Questions over the future of the tournament have been raised after seats were ripped up and flares hurled on to the pitch as football fans from the Republic went on the rampage during Monday evening's match against Linfield.
A section of Shamrock Rovers supporters from Dublin clashed with riot police who had been called in to keep rival factions apart midway through the first half of the match, which was broadcast live on television.
It was the latest controversy to hit the competition which has been dogged by sectarian clashes between fans since its inception in 2005.
Setanta Sports has already said it will not be renewing its sponsorship for the competition, leaving its future hanging in the balance.
It was launched after a 25-year gap in cross-border competition, following the scrapping of the Tyler Cup due to the Troubles.
Yesterday, the chair of the cup's organising committee was adamant it still has a future.
"When you look at the overall picture, we've had very little trouble at games," said Milo Corcoran, a former president of the Football Association of Ireland.
"Obviously, I don't condone the hassle we had last night, it was very bad behaviour and it gives the game a bad name, but it was only a small, small few of the supporters that caused the trouble.
"The relationships between all the clubs are excellent."
Shamrock Rovers said it is investigating the violent incidents.
It is believed the club will be handed the repair bill for the damage caused at Windsor Park.
"The club is very disappointed by the behaviour of some of our fans at Windsor Park," a spokeswoman for Rovers said. "We brought over 500 supporters to Belfast.
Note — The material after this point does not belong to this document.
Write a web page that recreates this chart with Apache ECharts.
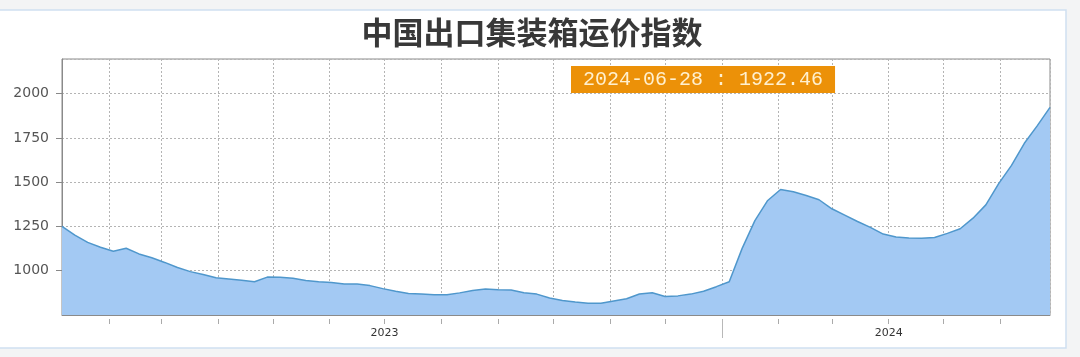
<!DOCTYPE html>
<html>
<head>
<meta charset="utf-8">
<script src="https://cdn.jsdelivr.net/npm/echarts@6/dist/echarts.min.js"></script>
<style>
  html, body { margin: 0; padding: 0; background: #f3f4f5; }
  #chart { width: 1080px; height: 357px; }
</style>
</head>
<body>
<div id="chart"></div>
<script>
// ---- data ----
const chartTitle = '中国出口集装箱运价指数';
const startDate = '2023-01-06';      // first weekly observation (Friday)
const endDate = '2024-06-28';        // last weekly observation
const ccfiValues = [
  1250, 1201, 1160, 1133, 1110, 1127, 1095, 1073, 1047, 1018,
  995, 979, 960, 953, 946, 938, 964, 963, 957, 945,
  938, 933, 925, 925, 916, 899, 884, 871, 869, 865,
  864, 875, 889, 897, 892, 891, 876, 868, 846, 832,
  823, 816, 816, 829, 842, 869, 876, 855, 858, 868,
  884, 910, 938, 1125, 1283, 1397, 1459, 1446, 1425, 1401,
  1350, 1314, 1278, 1245, 1207, 1190, 1185, 1183, 1188, 1211,
  1237, 1297, 1372, 1492, 1595, 1720, 1818, 1922.46
];
const yTicks = [1000, 1250, 1500, 1750, 2000];
const yearLabels = [ { month: '2023-07', text: '2023' }, { month: '2024-04', text: '2024' } ];
const yearBoundaries = ['2024-01-01'];

// weekly dates
const DAY = 86400000;
function parseDate(s) { const p = s.split('-').map(Number); return new Date(p[0], p[1] - 1, p[2] || 1).getTime(); }
const t0 = parseDate(startDate);
const seriesData = ccfiValues.map((v, i) => [t0 + i * 7 * DAY, v]);
const tEnd = parseDate(endDate);
function pad(n) { return (n < 10 ? '0' : '') + n; }
function fmtDate(t) { const d = new Date(t); return d.getFullYear() + '-' + pad(d.getMonth() + 1) + '-' + pad(d.getDate()); }
const lastVal = ccfiValues[ccfiValues.length - 1];
const tagText = fmtDate(tEnd) + ' : ' + lastVal.toFixed(2);

// month-start tick positions within the range
const monthStarts = [];
(function () {
  const d = new Date(t0); let y = d.getFullYear(), m = d.getMonth() + 1;
  while (true) {
    if (m > 11) { m = 0; y++; }
    const t = new Date(y, m, 1).getTime();
    if (t > tEnd) break;
    monthStarts.push(t); m++;
  }
})();
const yearBoundaryValues = yearBoundaries.map(parseDate);

const chart = echarts.init(document.getElementById('chart'), null, { renderer: 'canvas' });
const gridLine = { show: true, lineStyle: { color: '#b4b4b4', type: [2, 2], width: 1 } };
function tickAxis(values, len, color) {
  return {
    type: 'value', min: t0, max: tEnd, position: 'bottom', offset: 4,
    axisLine: { show: false },
    axisTick: { show: true, length: len, customValues: values, lineStyle: { color: color } },
    axisLabel: { show: false },
    splitLine: { show: false }
  };
}
chart.setOption({
  backgroundColor: '#f3f4f5',
  animation: false,
  graphic: [{
    type: 'rect', z: -10, silent: true,
    shape: { x: -2, y: 10, width: 1068, height: 338 },
    style: { fill: '#ffffff', stroke: '#cfe0f1', lineWidth: 1.5 }
  }],
  title: [{
    text: chartTitle, left: 527, top: 12, textAlign: 'center',
    textStyle: { fontFamily: 'Noto Sans CJK SC', fontSize: 31, fontWeight: 'bold', color: '#383838' }
  }, {
    text: tagText, left: 571, top: 66,
    backgroundColor: '#ec9108', padding: [4, 12, 3, 12],
    textStyle: { fontFamily: 'Liberation Mono', fontSize: 20, fontWeight: 'normal', color: '#fff0cf', lineHeight: 20 }
  }],
  grid: { left: 62, right: 30, top: 59, bottom: 42, show: true, borderColor: '#8a8a8a', borderWidth: 1, backgroundColor: 'transparent' },
  xAxis: [{
    type: 'time', min: t0, max: tEnd, minInterval: 28 * DAY, maxInterval: 31 * DAY,
    axisLine: { show: true, lineStyle: { color: '#8a8a8a' } },
    axisTick: { show: false },
    splitLine: gridLine,
    axisLabel: {
      margin: 13, fontFamily: 'DejaVu Sans', fontSize: 11, color: '#333',
      formatter: function (value) {
        const d = new Date(value);
        const key = d.getFullYear() + '-' + pad(d.getMonth() + 1);
        const m = yearLabels.find(y => y.month === key);
        return m ? m.text : '';
      }
    }
  }, tickAxis(monthStarts, 5, '#aaa'), tickAxis(yearBoundaryValues, 19, '#b8b8b8')],
  yAxis: {
    type: 'value', min: 750, max: 2196, interval: 250,
    axisLine: { show: true, lineStyle: { color: '#8a8a8a' } },
    axisTick: { show: true, length: 6, lineStyle: { color: '#888' } },
    splitLine: gridLine,
    axisLabel: {
      margin: 13, fontFamily: 'DejaVu Sans', fontSize: 14, color: '#555',
      showMinLabel: false, showMaxLabel: false,
      formatter: v => (yTicks.indexOf(v) >= 0 ? String(v) : '')
    }
  },
  series: [{
    type: 'line', data: seriesData, xAxisIndex: 0,
    showSymbol: false, smooth: false,
    lineStyle: { color: '#4f97cc', width: 1.5 },
    areaStyle: { color: '#a3c9f3', opacity: 1 }
  }]
});
</script>
</body>
</html>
The majority of them got behind the team and enjoyed watching the club progress to the semi-finals of the competition.
"Out of the over 500 fans, about 20 caused the problems that occurred last night; we will take whatever action is necessary."
Sports Minister Caral Ni Chuilin described the trouble as "disgraceful".
The Irish FA – football's governing body in Northern Ireland – said any sanctions against clubs or supporters would be taken by the Setanta Sports Cup committee.
"The Irish FA are aware of the actions of some fans during the Setanta Sports Cup game between Shamrock Rovers and Linfield and unreservedly condemn such acts of inappropriate behaviour in football. We will continue to work hard to promote our Football For All message and the actions of some supporters will not deter us in continuing this campaign," a spokesman said.
A spokesman for Linfield FC was unavailable for comment yesterday, but it is understood members met last night to discuss Monday's disorder.
It came one week after trouble at the first leg of the quarter-final tie in Dublin when two fans were arrested. During that game, a Union flag was erected on a pole inside Rovers' stadium.
• The competition was launched in 2005.
• The inaugural winners were Linfield.
• Crusaders are the current holders, having defeated Derry City in last season's final.
• There were 12 teams in this year's competition, six from each side of the border.
• The prize money for this year's winner is £44,000.